Input material:
-=-=-=-=-

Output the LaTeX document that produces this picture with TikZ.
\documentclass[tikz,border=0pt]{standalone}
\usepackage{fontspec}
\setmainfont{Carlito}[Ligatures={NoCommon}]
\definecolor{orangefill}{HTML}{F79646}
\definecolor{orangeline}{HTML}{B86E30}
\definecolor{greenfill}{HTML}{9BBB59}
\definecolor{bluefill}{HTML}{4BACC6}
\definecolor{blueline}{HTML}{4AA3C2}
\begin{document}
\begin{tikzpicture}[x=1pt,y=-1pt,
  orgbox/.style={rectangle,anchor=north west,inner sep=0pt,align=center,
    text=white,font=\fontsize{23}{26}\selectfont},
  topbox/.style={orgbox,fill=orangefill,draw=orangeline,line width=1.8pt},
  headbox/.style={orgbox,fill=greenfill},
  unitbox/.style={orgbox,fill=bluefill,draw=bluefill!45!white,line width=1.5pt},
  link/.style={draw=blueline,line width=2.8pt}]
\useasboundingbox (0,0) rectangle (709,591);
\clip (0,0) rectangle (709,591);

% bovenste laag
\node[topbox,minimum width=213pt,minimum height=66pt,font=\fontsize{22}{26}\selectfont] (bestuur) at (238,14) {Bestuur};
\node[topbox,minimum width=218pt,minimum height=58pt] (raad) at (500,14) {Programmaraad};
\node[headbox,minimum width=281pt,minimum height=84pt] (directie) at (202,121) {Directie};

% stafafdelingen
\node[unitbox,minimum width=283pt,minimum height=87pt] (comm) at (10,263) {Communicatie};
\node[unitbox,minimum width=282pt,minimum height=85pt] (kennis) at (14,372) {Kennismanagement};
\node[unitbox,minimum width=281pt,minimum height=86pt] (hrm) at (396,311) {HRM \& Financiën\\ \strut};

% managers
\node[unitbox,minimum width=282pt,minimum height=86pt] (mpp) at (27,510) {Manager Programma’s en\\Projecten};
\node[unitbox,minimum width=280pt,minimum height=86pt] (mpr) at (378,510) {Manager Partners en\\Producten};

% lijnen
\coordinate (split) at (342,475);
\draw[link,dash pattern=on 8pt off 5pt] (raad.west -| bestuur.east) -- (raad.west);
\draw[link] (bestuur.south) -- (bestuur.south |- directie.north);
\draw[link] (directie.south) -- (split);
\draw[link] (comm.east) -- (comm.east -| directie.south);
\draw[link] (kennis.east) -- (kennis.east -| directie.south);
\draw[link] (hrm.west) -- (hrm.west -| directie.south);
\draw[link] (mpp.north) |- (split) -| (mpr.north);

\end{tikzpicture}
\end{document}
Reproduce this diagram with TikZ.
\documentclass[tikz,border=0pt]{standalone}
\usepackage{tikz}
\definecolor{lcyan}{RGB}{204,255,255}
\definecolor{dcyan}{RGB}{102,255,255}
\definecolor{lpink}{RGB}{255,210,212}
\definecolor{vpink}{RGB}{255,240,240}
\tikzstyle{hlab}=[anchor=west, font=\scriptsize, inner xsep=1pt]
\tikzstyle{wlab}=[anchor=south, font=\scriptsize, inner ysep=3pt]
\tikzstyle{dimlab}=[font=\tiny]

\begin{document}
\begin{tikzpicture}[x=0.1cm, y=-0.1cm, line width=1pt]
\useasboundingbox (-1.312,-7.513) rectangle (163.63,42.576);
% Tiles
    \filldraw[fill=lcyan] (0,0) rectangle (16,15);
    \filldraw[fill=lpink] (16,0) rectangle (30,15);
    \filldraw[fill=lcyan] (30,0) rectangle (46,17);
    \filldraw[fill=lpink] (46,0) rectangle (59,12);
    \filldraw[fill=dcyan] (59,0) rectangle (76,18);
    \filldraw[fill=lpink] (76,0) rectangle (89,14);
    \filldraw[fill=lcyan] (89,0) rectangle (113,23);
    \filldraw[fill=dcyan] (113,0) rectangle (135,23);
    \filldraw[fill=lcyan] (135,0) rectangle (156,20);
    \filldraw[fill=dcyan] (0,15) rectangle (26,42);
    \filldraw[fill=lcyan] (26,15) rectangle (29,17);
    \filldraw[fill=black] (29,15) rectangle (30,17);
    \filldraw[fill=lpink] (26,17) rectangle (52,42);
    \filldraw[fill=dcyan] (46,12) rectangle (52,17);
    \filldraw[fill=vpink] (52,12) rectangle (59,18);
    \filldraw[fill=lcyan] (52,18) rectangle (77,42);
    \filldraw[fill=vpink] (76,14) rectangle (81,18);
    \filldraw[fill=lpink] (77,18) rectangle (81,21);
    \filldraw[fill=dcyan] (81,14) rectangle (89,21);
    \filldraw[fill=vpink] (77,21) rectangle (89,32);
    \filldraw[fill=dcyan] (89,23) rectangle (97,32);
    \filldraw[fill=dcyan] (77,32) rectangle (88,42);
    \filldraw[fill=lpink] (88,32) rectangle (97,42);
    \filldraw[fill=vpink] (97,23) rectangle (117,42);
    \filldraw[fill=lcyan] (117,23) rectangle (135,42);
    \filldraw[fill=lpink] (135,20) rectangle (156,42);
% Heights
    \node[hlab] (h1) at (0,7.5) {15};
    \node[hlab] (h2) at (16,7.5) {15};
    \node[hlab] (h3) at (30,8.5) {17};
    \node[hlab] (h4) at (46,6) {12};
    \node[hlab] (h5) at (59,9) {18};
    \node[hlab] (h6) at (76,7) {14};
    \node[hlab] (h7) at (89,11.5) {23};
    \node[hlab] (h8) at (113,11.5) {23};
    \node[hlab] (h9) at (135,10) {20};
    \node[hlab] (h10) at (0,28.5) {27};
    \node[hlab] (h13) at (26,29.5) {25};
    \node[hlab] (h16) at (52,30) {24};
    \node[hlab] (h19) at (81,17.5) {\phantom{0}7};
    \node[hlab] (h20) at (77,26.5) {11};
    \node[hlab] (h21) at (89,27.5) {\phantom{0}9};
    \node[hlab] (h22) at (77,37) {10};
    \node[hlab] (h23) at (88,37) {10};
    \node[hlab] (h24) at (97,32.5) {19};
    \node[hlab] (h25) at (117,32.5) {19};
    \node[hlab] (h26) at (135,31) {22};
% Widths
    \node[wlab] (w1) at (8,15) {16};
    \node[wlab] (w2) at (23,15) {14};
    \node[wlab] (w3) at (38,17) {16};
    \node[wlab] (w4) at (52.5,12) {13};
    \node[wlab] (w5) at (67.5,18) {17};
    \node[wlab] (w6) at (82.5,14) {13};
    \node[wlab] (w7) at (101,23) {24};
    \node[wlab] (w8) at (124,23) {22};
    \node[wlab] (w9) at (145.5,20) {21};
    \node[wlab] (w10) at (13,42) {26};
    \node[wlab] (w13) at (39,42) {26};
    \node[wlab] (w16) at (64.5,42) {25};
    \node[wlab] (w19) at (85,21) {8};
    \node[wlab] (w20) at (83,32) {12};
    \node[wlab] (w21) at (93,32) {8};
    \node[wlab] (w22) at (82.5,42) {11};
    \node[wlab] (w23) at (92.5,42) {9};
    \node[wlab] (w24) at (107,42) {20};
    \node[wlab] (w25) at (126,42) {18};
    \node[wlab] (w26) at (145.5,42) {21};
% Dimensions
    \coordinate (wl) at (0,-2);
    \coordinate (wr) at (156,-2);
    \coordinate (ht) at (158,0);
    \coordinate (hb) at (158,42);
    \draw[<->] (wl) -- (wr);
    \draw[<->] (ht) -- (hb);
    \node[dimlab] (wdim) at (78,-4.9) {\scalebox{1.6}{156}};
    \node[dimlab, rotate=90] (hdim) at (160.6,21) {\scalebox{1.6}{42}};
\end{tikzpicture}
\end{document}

-=-=-=-=-

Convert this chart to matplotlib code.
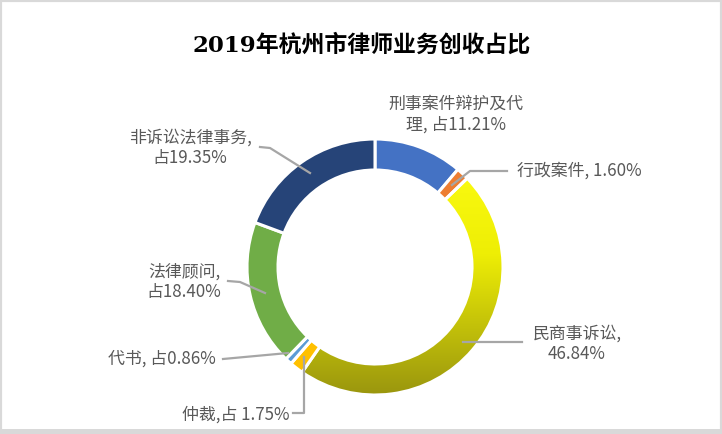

-=-=-=-=-

Retype the portion of the data above that starts on the line with "Output the LaTeX" and finishes on the line with "width=281pt,minimum height=84pt] (directie)", including both of those lines.

Written response:
Output the LaTeX document that produces this picture with TikZ.
\documentclass[tikz,border=0pt]{standalone}
\usepackage{fontspec}
\setmainfont{Carlito}[Ligatures={NoCommon}]
\definecolor{orangefill}{HTML}{F79646}
\definecolor{orangeline}{HTML}{B86E30}
\definecolor{greenfill}{HTML}{9BBB59}
\definecolor{bluefill}{HTML}{4BACC6}
\definecolor{blueline}{HTML}{4AA3C2}
\begin{document}
\begin{tikzpicture}[x=1pt,y=-1pt,
  orgbox/.style={rectangle,anchor=north west,inner sep=0pt,align=center,
    text=white,font=\fontsize{23}{26}\selectfont},
  topbox/.style={orgbox,fill=orangefill,draw=orangeline,line width=1.8pt},
  headbox/.style={orgbox,fill=greenfill},
  unitbox/.style={orgbox,fill=bluefill,draw=bluefill!45!white,line width=1.5pt},
  link/.style={draw=blueline,line width=2.8pt}]
\useasboundingbox (0,0) rectangle (709,591);
\clip (0,0) rectangle (709,591);

% bovenste laag
\node[topbox,minimum width=213pt,minimum height=66pt,font=\fontsize{22}{26}\selectfont] (bestuur) at (238,14) {Bestuur};
\node[topbox,minimum width=218pt,minimum height=58pt] (raad) at (500,14) {Programmaraad};
\node[headbox,minimum width=281pt,minimum height=84pt] (directie) at (202,121) {Directie};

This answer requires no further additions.